Speculating the spectrum crisis: Who is right?


Posted on March 26, 2013  /  0 Comments

Exploding growth of smart devices has divided the industry into two camps debating on the availability of spectrum in future. One says the world is running out of spectrum. The other says there is nothing to get panicked. One year ago the mobile phone’s inventor Martin Cooper has suggested using innovative technologies rather than giving the carriers more spectrum.

He said that currently the technology with the most potential for carriers to use their networks more efficiently is the smart antenna. A traditional radio antenna on a cellphone tower spews energy out in all directions, but only a portion of it gets to the right phone, he explained. By contrast, the smart antenna would direct energy straight at the phones, and as a result, current spectrum would be put to more efficient use.

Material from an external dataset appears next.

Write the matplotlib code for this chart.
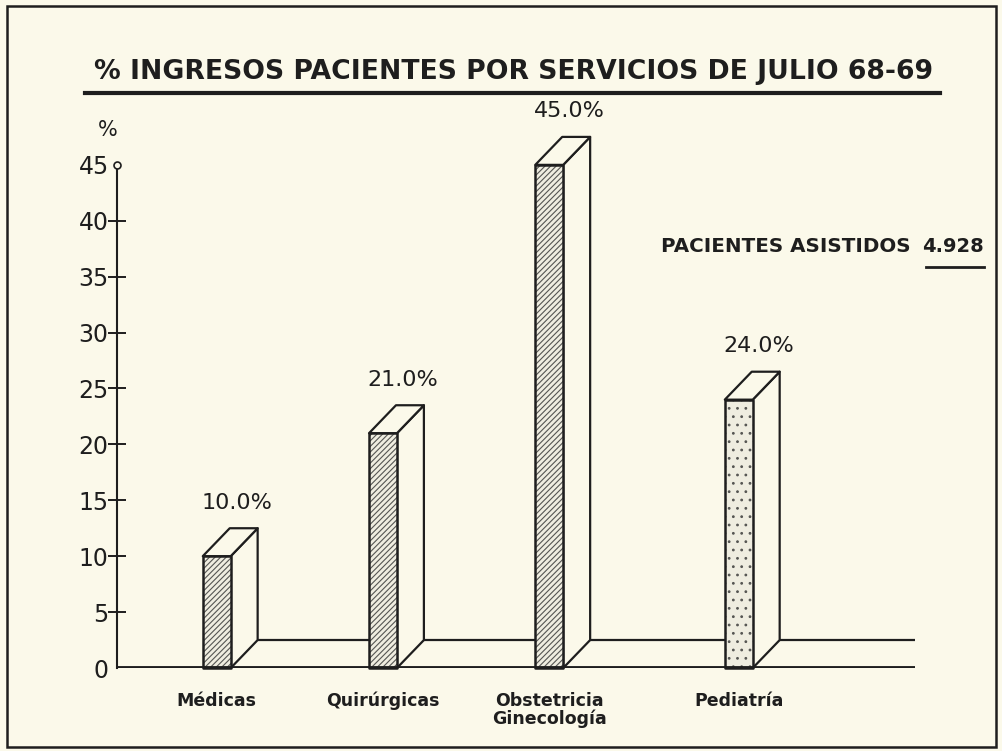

Fourth-generation LTE networks are supposed to adopt smart antennas, but most carriers haven’t started installing these yet, he said. These new antennas will also start shipping in phones in the next two years, which would make even better use of the network, he said.

The American carriers differed:

In interviews, representatives of AT&T, Verizon, T-Mobile and Sprint said new technology would not be enough to solve all their problems, and they said they would eventually need access to more of the nation’s radio waves. “They’re all Band-Aids, and you have to provide additional spectrum to deal with the wound to deal with the large capacity of bandwidth demands,” said Kathleen Ham, vice president for federal regulatory affairs of T-Mobile USA.

Cooper responded:

Every two and a half years, every spectrum crisis has gotten solved, and that’s going to keep happening. We already know today what the solutions are for the next 50 years.

Now the Europeans are also debating the scarcity of spectrum. Scott McKenzie of Coleago Consulting, a firm in London that advises operators on spectrum auctions, said there was probably no shortage of spectrum in Europe, despite some industry and government assertions otherwise.

I’ve been in this business 25 years and they’ve always been saying that we’re going to run out of spectrum,” he said. “But it has never happened.

Seven years ago, before the advent of modern smartphones, the ITU had predicted the looming of spectrum crisis. Infonetics Research analyst Stéphane Téral said:

But if the I.T.U. forecast had held true, all mobile networks with significant mobile broadband usage would have crashed by now.” The use of private and public Wi-Fi to carry wireless data, are reasons the big crash has not materialized, Mr. Téral said.

There is no silver bullet to address the scarcity of spectrum. Periodically refarming and continuously investing on innovative technologies will prevent the industry from collapsing.